The Baltimore Ravens placed the non-exclusive franchise tag on Lamar Jackson but their reported reasoning puts them in danger of losing the QB.

There appears to be more questions than answers when it comes to what’s going on with Lamar Jackson. The 2019 NFL MVP had the non-exclusive franchise tag placed on him by the Baltimore Ravens on Tuesday ahead of the afternoon deadline to use the tag, which allows the quarterback to negotiate with other teams. The Ravens can match any offer Jackson accepts but, if they choose not to, they will receive two first-round picks from the team that will land Jackson.

Despite the early reports of the market for Jackson being lukewarm at best, though, the question lingering was why the Ravens would open themselves up to the possibility of losing Lamar Jackson in this manner, even if it netted them two first-rounders.
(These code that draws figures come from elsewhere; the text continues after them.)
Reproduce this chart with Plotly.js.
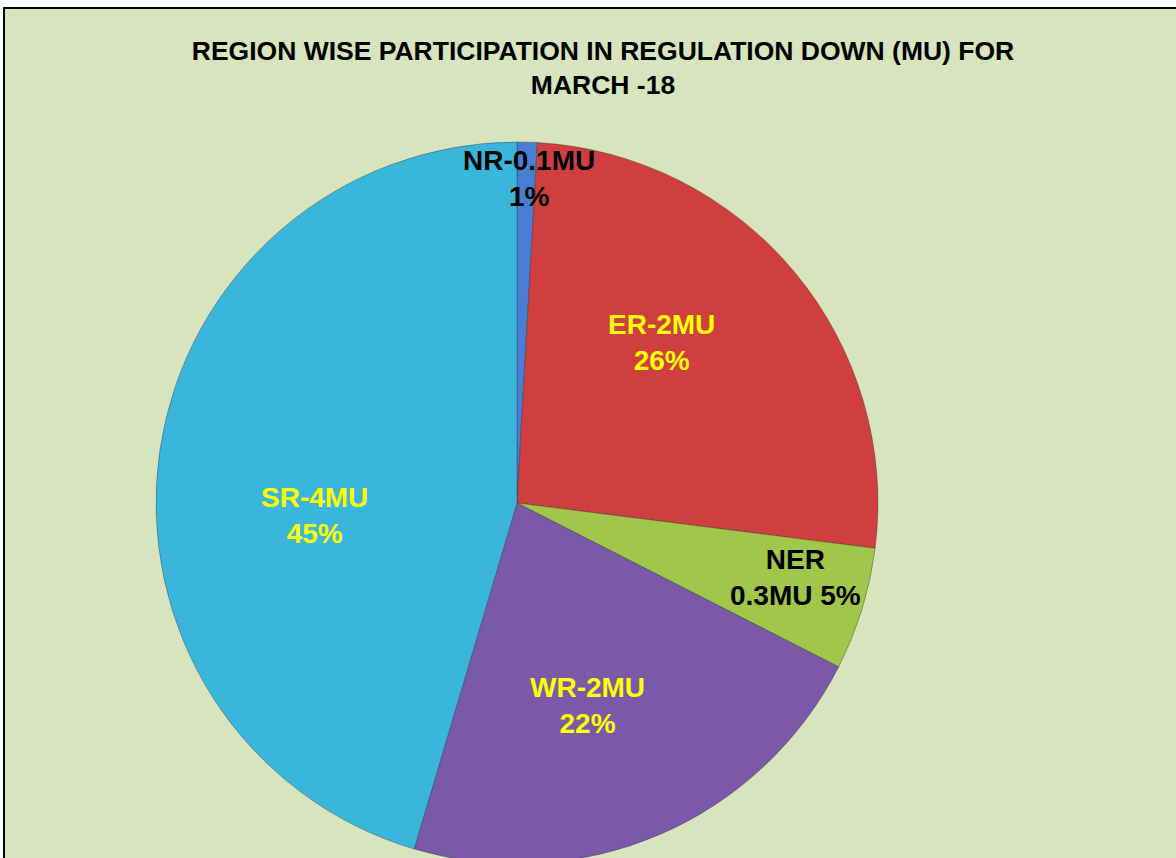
<!DOCTYPE html>
<html>
<head>
<meta charset="utf-8">
<script src="https://cdn.plot.ly/plotly-3.0.1.min.js"></script>
<style>
  html, body { margin: 0; padding: 0; background: #ffffff; overflow: hidden; width: 1176px; height: 858px; }
  #frame { position: absolute; left: 3px; top: 7px; width: 1173px; height: 851px; border-left: 2px solid #000; border-top: 2px solid #000; background: #d7e4bd; overflow: hidden; }
  #chart { position: absolute; left: 0; top: 0; width: 1171px; height: 870px; }
</style>
</head>
<body>
<div id="frame"><div id="chart"></div></div>
<script>
// Data
const regions = ["NR", "ER", "NER", "WR", "SR"];
const energyMU = ["0.1", "2", "0.3", "2", "4"];
const sharePct = [0.9, 26.1, 5.5, 22.1, 45.4];
const shareLabels = ["1%", "26%", "5%", "22%", "45%"];
const sliceColors = ["#4a7ed4", "#d03f3f", "#a0c64a", "#7a5aa8", "#3ab5dc"];
const labelColors = ["#000000", "#ffff00", "#000000", "#ffff00", "#ffff00"];

const W = 1171, H = 870;
const cx = 512, cy = 494, r = 361;

const trace = {
  type: "pie",
  labels: regions,
  values: sharePct,
  sort: false,
  direction: "clockwise",
  rotation: 0,
  textinfo: "none",
  hoverinfo: "label+percent",
  marker: { colors: sliceColors, line: { color: "rgba(40,40,40,0.35)", width: 1 } },
  domain: { x: [(cx - r) / W, (cx + r) / W], y: [1 - (cy + r) / H, 1 - (cy - r) / H] },
  showlegend: false
};

// label block centres (px, relative to chart div)
const labelPos = [[524, 170], [656, 333], [790, 568], [582, 696], [309, 506]];
const labelText = regions.map((rg, i) =>
  rg === "NER" ? rg + "<br>" + energyMU[i] + "MU " + shareLabels[i]
               : rg + "-" + energyMU[i] + "MU<br>" + shareLabels[i]);

const annotations = regions.map((rg, i) => ({
  xref: "paper", yref: "paper",
  x: labelPos[i][0] / W, y: 1 - labelPos[i][1] / H,
  xanchor: "center", yanchor: "middle",
  text: "<b>" + labelText[i] + "</b>",
  showarrow: false,
  align: "center",
  font: { family: "Liberation Sans, Arial, sans-serif", size: 28, color: labelColors[i] }
}));

const layout = {
  width: W, height: H,
  margin: { l: 0, r: 0, t: 0, b: 0 },
  paper_bgcolor: "#d7e4bd",
  plot_bgcolor: "#d7e4bd",
  title: {
    text: "<b>REGION WISE PARTICIPATION IN REGULATION DOWN (MU) FOR<br>MARCH -18</b>",
    x: 598 / W, xanchor: "center",
    y: 1 - 51 / H, yanchor: "middle",
    font: { family: "Liberation Sans, Arial, sans-serif", size: 26.5, color: "#000000" }
  },
  annotations: annotations
};

Plotly.newPlot("chart", [trace], layout, { displayModeBar: false, staticPlot: true });
</script>
</body>
</html>
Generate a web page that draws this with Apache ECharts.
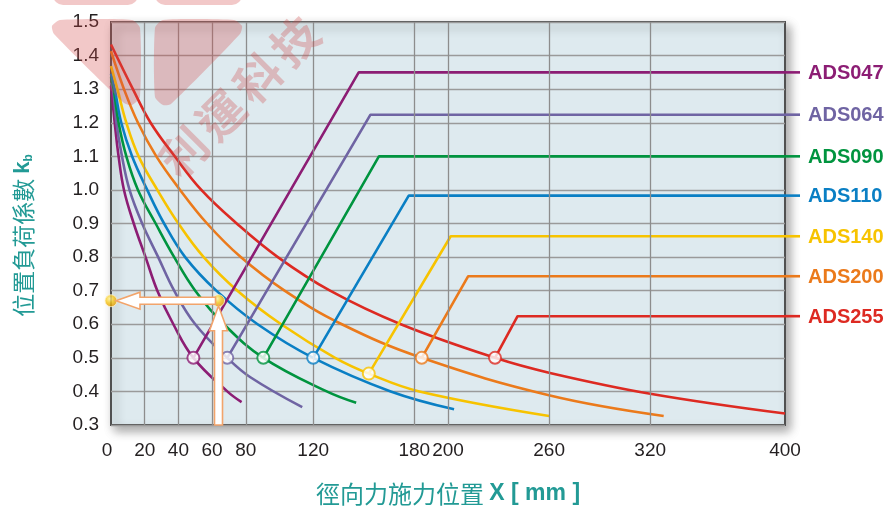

They run the risk of an aggressive (or desperate) franchise offering a godfather deal they have no interest in matching.

A former Ravens quarterback might have the answer.

Robert Griffin III reported from a source in Baltimore that the organization is using the non-exclusive tag so that both the Ravens and Jackson can see what the market is for the quarterback from “unbiased” parties, noting that they are willing to pay big money to keep him.

That, however, is a slippery slope to live on.

NFL rumors: Ravens testing market with Lamar Jackson tag is dangerous

There is some sense to what Baltimore is trying to do. They are clearly far apart with Jackson in their negotiations, hence getting to the point where they felt it necessary to use any tag on the signal-caller. So being able to gauge the market for fair value does hold some water as a plan.

At the same time, though, Jackson testing the market can be dangerous for the organization. As mentioned, if a team like the Raiders or any other team with a need at the position becomes desperate for a long-term plan at quarterback, they could put forth a fully guaranteed contract in the ballpark of Deshaun Watson’s $230 million deal with the Browns that would be hard for Baltimore to match.

In that scenario, they are either paying Jeff Bezos-esque money to keep Jackson or are getting two first-round picks to hit reset on the roster. Neither is particularly ideal in this situation.

We’ll see how this plan works out. For all we know, it might end up being the right one for the Ravens. As things currently stand, however, it’s impossible not to see the pitfalls of the strategy the team is deploying.